Cette perspective pose le risque d’un schisme entre l’église chinoise souterraine et Rome. La communauté catholique de Hong Kong se fait l’écho de cette inquiétude: ses représentants accusent le pape de « vendre l’Eglise catholique en Chine ». Le sabotage de l’église souterraine par le Vatican est certes un argument de poids dans les négociations entre les deux Etats, mais il pourrait bien se retourner contre le pape. Il est possible que les réfractaires préfèrent l’autonomie vis-à-vis du PCC aux bonnes grâces du Saint-Siège. Comme l’exprime Joseph Zen Ze-Kiun dans sa lettre: « Pourrait-on imaginer un accord entre Saint Joseph et le Roi Hérode ? »

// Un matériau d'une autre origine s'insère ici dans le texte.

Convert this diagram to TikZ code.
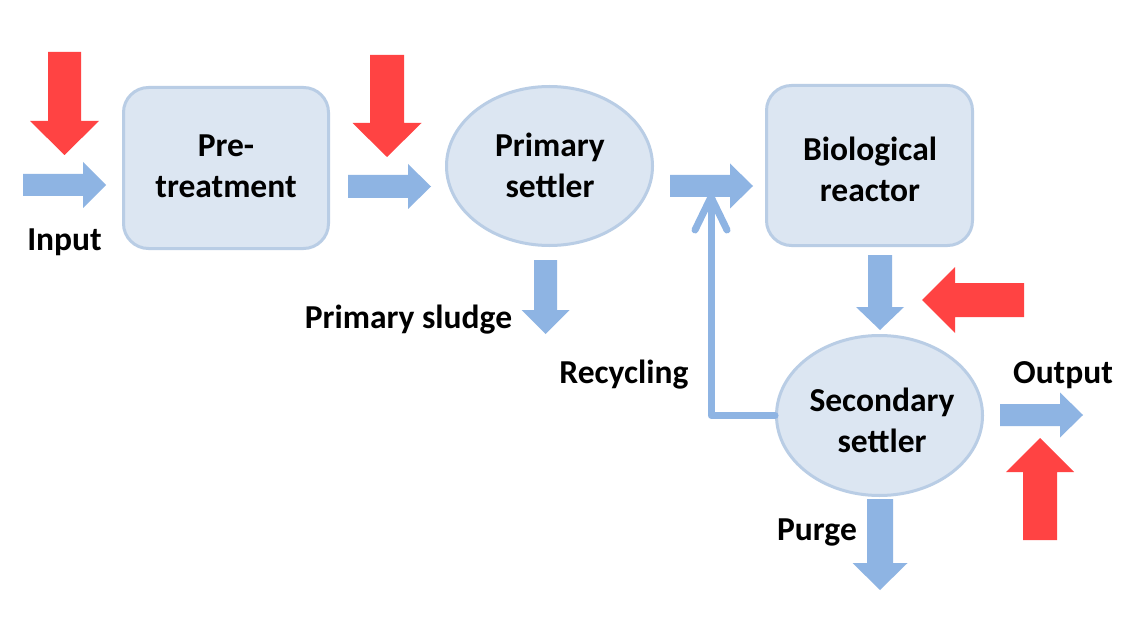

Cette préférence possible d’une schisme à la soumission à un « Hérode » asiatique est accréditée par la récente politique intérieure du gouvernement chinois. En sus des destructions spectaculaires d’églises de janvier 2018, l’administration de Xi Jinping a récemment renforcé ses dispositions légales relatives aux religions du livre, criminalisant notamment le prosélytisme. Les bibles et ouvrages religieux chrétiens ont été retirés des principales plateformes de vente en ligne. Enfin, l’Administration d’Etat pour les Affaires Religieuses a lancé en mars 2018 un plan quinquennal destiné à « socialiser le christianisme en Chine » pour y introduire notamment la nouvelle doctrine politique du président Xi Jinping. On observe une accélération flagrante du contrôle de l’Etat sur cette religion dont le nombre approche dangereusement celui des adhérents du Parti Communiste Chinois, la ligne rouge à ne pas franchir.
Dans ces conditions, le fait de traiter avec le gouvernement chinois pourrait rompre les liens entre les catholiques chinois, qu’ils soient du continent, de Hong-Kong ou de Taïwan, avec le Saint-Siège. Un résultat aux antipodes de l’objectif du Vatican…mais qui correspond bien à l’esprit de la constitution de république populaire de Chine.